Soumia Aitelhaj is passionate about advocating for marginalized communities and empowering women, particularly indigenous women. She currently works with the Commonwealth of MA.
Soumia was born in a village in Morocco but immigrated to the United States with her family. In Morocco, being part of the indigenous North Africans, or Amazigh, she faced discrimination, even as a girl, for being indigenous. Amazigh groups are more commonly referred to as Berber, though that term, meaning barbarian, is derogatory to many Amazigh. The challenges posed by discrimination inspired Soumia to pursue her education to deconstruct false stereotypes. Soumia is grateful for all her teachers and mentors who encouraged her to pursue her passions.

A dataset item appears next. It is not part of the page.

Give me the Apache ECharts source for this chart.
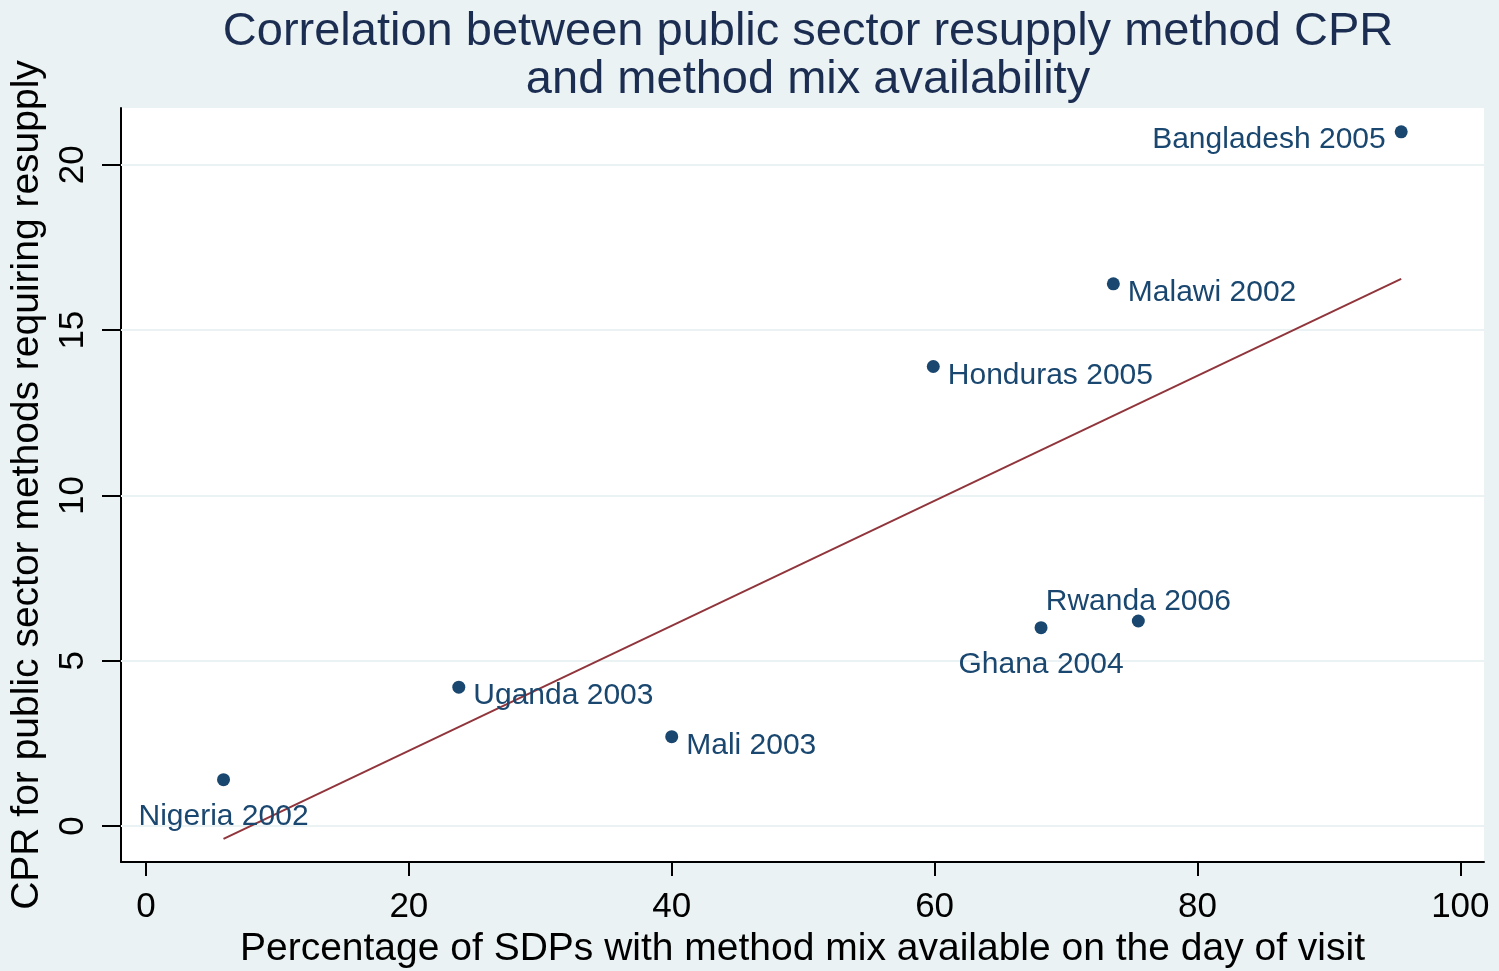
<!DOCTYPE html>
<html>
<head>
<meta charset="utf-8">
<script src="https://cdn.jsdelivr.net/npm/echarts@6/dist/echarts.min.js"></script>
<style>
  html, body { margin: 0; padding: 0; background: #eaf2f3; }
  #container { width: 1499px; height: 971px; }
</style>
</head>
<body>
<div id="container"></div>
<script>
var dom = document.getElementById("container");
var myChart = echarts.init(dom);

// survey points
var countries = ['Nigeria 2002', 'Uganda 2003', 'Mali 2003', 'Honduras 2005',
    'Ghana 2004', 'Rwanda 2006', 'Malawi 2002', 'Bangladesh 2005'];
var mixAvailable = [5.9, 23.8, 40.0, 59.9, 68.1, 75.5, 73.6, 95.5];
var cprResupply = [1.4, 4.2, 2.7, 13.9, 6.0, 6.2, 16.4, 21.0];

// fitted line end points
var fitX = [5.9, 95.5];
var fitY = [-0.39, 16.55];

var xTicks = [0, 20, 40, 60, 80, 100];
var yTicks = [0, 5, 10, 15, 20];

var dotColor = '#1a476f';
var font = 'Liberation Sans, Arial, sans-serif';

// where each label sits relative to its dot
var labelPlace = {
    'Nigeria 2002': { position: 'bottom', distance: 16, offset: [0, 0] },
    'Ghana 2004': { position: 'bottom', distance: 16, offset: [0, 0] },
    'Rwanda 2006': { position: 'top', distance: -2, offset: [0, 0] },
    'Bangladesh 2005': { position: 'left', distance: 9, offset: [0, 8] }
};

var points = countries.map(function (name, i) {
    var place = labelPlace[name] || { position: 'right', distance: 8, offset: [0, 9] };
    return {
        name: name,
        value: [mixAvailable[i], cprResupply[i]],
        label: place
    };
});

var fitLine = fitX.map(function (x, i) {
    return [x, fitY[i]];
});

option = {
    backgroundColor: '#eaf2f3',
    animation: false,
    title: {
        text: 'Correlation between public sector resupply method CPR\nand method mix availability',
        left: 803,
        textAlign: 'center',
        top: 3,
        textStyle: {
            color: '#1c2d52',
            fontFamily: font,
            fontWeight: 'normal',
            fontSize: 47,
            lineHeight: 48
        }
    },
    grid: {
        left: 121,
        right: 15,
        top: 108,
        bottom: 109,
        outerBoundsMode: 'none',
        containLabel: false,
        show: true,
        backgroundColor: '#ffffff',
        borderWidth: 0
    },
    xAxis: {
        type: 'value',
        min: -1.9,
        max: 101.8,
        name: 'Percentage of SDPs with method mix available on the day of visit',
        nameLocation: 'middle',
        nameGap: 62,
        nameTextStyle: { color: '#000', fontFamily: font, fontSize: 39 },
        axisLine: { show: true, onZero: false, lineStyle: { color: '#000', width: 2 } },
        axisTick: { show: true, customValues: xTicks, length: 14, lineStyle: { color: '#000', width: 2 } },
        axisLabel: { customValues: xTicks, margin: 28, color: '#000', fontFamily: font, fontSize: 35 },
        splitLine: { show: false }
    },
    yAxis: {
        type: 'value',
        min: -1.09,
        max: 21.72,
        name: 'CPR for public sector methods requiring resupply',
        nameLocation: 'middle',
        nameRotate: 90,
        nameGap: 74,
        nameTextStyle: { color: '#000', fontFamily: font, fontSize: 39 },
        axisLine: { show: true, onZero: false, lineStyle: { color: '#000', width: 2 } },
        axisTick: { show: true, customValues: yTicks, length: 19, lineStyle: { color: '#000', width: 2 } },
        axisLabel: { customValues: yTicks, rotate: 90, margin: 30, color: '#000', fontFamily: font, fontSize: 35 },
        splitLine: { show: false }
    },
    series: [{
        type: 'line',
        data: fitLine,
        symbol: 'none',
        silent: true,
        lineStyle: { color: '#90353b', width: 2 },
        z: 3,
        markLine: {
            silent: true,
            symbol: 'none',
            label: { show: false },
            lineStyle: { color: '#eaf2f3', width: 2, type: 'solid' },
            data: yTicks.map(function (v) { return { yAxis: v }; }),
            z: 1
        }
    }, {
        type: 'scatter',
        data: points,
        symbol: 'circle',
        symbolSize: 13,
        itemStyle: { color: dotColor, opacity: 1 },
        z: 4,
        label: {
            show: true,
            formatter: '{b}',
            color: dotColor,
            fontFamily: font,
            fontSize: 30
        }
    }]
};

myChart.setOption(option);
</script>
</body>
</html>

She obtained a B.A. from Boston College, and master’s degrees from Harvard Divinity School and The Fletcher School of Law and Diplomacy. She completed her thesis focusing on the Amazigh question and interned in Tunisia during the revival of the protests. Like in Morocco, Soumia also found Amazigh groups at the periphery in Tunisia. She is continuously inspired by the talented Amazigh girls and boys in North Africa’s villages who do not have an opportunity to finish their education. She has experience in mediation, worked in community organizing with immigrant communities, and taught in the Greater Boston area. In 2016, Soumia lived in New York where she interned at UN Women but now calls Boston home.
She enjoys playing writing poetry, drawing, playing volleyball, cooking, dancing, and is currently interested in taking up martial arts.